__Your objective__: Return exactly and only these lines: the first of the listing through the one containing "from bokeh.resources import INLINE".
———
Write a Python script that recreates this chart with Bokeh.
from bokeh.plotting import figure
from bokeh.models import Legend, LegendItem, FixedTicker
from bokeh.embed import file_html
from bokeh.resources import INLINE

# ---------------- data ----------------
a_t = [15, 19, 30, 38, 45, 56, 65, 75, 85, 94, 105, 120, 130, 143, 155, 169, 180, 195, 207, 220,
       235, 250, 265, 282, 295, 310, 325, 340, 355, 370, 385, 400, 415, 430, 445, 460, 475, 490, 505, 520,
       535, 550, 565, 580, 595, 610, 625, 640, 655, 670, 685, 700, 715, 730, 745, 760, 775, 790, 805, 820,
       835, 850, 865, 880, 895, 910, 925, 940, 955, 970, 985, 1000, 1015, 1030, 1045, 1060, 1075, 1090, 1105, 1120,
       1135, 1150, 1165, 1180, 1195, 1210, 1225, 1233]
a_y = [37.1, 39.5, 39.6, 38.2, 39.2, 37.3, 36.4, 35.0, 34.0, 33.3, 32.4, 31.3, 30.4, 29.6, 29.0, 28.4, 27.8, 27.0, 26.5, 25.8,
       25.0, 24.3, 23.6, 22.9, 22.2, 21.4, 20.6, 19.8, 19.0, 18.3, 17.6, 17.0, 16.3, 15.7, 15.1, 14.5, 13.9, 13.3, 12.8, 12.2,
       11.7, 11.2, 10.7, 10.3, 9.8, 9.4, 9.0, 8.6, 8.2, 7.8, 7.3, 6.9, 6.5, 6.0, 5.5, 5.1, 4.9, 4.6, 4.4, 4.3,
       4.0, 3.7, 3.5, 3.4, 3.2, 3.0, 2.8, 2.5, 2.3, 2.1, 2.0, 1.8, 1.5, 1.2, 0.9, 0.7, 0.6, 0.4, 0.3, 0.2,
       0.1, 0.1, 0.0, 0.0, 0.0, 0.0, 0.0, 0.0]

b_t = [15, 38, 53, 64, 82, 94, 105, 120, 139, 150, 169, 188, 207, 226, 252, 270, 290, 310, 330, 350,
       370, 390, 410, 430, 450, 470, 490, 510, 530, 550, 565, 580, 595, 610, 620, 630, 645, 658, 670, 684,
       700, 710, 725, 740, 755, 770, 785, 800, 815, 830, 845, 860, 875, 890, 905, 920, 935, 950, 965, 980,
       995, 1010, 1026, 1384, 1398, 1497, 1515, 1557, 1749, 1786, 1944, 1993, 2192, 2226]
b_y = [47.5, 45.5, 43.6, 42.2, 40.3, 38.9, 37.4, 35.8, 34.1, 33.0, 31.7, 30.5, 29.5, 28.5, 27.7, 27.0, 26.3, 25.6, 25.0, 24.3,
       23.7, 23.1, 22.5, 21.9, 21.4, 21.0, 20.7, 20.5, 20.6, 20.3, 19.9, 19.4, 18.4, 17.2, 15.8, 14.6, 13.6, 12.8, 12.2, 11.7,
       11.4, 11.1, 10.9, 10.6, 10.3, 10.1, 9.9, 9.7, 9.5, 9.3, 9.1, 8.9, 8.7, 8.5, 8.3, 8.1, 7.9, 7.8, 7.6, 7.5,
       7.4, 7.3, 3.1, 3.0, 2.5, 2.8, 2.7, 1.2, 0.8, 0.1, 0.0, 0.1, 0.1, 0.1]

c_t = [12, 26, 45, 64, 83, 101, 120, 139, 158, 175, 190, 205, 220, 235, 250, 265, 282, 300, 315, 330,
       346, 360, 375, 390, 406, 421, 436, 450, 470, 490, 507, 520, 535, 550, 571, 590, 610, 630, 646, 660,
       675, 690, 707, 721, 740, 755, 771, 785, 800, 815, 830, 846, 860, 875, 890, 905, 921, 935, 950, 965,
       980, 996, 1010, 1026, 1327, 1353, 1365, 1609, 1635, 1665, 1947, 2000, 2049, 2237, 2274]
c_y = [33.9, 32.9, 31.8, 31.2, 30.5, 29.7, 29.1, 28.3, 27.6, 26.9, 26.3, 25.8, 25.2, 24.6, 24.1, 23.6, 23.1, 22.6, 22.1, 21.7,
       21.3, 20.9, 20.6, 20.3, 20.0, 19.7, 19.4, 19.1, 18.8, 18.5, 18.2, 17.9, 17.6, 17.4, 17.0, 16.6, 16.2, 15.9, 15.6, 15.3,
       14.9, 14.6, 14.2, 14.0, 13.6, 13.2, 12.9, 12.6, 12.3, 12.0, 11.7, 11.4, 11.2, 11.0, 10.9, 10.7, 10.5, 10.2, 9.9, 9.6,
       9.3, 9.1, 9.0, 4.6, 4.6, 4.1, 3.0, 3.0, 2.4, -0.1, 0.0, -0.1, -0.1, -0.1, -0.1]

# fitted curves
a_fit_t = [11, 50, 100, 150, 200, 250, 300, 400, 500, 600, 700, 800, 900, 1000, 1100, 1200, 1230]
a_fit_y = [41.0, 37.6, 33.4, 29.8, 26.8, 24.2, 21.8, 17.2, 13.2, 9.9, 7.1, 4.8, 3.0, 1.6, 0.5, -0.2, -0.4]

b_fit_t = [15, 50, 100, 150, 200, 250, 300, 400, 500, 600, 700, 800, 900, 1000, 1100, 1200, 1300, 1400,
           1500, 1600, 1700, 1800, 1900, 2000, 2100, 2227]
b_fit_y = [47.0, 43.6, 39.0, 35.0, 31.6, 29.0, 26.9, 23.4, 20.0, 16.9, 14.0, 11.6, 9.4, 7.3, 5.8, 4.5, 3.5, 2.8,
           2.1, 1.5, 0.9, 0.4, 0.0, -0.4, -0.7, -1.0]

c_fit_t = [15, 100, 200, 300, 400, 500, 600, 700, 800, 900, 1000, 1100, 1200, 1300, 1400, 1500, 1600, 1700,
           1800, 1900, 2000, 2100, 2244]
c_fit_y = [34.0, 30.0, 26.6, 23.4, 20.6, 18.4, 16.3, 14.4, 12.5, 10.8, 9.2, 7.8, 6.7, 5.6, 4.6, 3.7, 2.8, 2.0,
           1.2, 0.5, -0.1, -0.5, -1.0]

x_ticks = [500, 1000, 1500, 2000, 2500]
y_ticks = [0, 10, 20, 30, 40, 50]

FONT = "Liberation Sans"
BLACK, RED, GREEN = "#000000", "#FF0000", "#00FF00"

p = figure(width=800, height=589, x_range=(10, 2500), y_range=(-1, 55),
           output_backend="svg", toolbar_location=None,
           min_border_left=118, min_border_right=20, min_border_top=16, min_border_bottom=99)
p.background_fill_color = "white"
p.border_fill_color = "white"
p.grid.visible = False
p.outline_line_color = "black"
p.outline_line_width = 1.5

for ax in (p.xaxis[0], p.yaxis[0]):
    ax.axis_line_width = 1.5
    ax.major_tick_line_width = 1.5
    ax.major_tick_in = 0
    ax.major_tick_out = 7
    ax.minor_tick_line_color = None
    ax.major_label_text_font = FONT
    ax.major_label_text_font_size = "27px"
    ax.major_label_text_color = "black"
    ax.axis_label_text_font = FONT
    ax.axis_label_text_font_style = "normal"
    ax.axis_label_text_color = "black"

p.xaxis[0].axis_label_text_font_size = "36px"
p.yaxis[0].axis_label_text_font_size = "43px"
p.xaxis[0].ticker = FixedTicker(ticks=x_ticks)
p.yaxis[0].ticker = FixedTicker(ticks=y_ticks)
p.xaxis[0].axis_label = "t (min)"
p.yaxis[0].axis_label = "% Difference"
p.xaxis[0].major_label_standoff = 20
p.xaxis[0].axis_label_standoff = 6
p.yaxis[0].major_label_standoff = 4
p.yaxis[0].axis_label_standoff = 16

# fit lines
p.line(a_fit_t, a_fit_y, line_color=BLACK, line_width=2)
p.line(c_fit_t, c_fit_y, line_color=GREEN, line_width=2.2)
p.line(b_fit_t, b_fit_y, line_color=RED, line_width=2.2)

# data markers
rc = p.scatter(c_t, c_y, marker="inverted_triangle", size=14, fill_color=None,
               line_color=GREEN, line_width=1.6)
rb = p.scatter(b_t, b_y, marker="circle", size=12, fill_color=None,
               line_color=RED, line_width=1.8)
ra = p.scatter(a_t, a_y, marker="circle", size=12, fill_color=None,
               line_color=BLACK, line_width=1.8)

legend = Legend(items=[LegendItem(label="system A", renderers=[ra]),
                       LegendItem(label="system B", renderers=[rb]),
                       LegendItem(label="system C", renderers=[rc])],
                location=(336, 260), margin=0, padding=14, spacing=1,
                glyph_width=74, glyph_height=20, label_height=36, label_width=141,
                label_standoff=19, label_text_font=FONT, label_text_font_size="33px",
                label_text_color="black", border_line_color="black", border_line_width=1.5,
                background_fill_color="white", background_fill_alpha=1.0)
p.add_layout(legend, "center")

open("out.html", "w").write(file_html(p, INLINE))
———
__Solved problem__:
Write a Python script that recreates this chart with Bokeh.
from bokeh.plotting import figure
from bokeh.models import Legend, LegendItem, FixedTicker
from bokeh.embed import file_html
from bokeh.resources import INLINE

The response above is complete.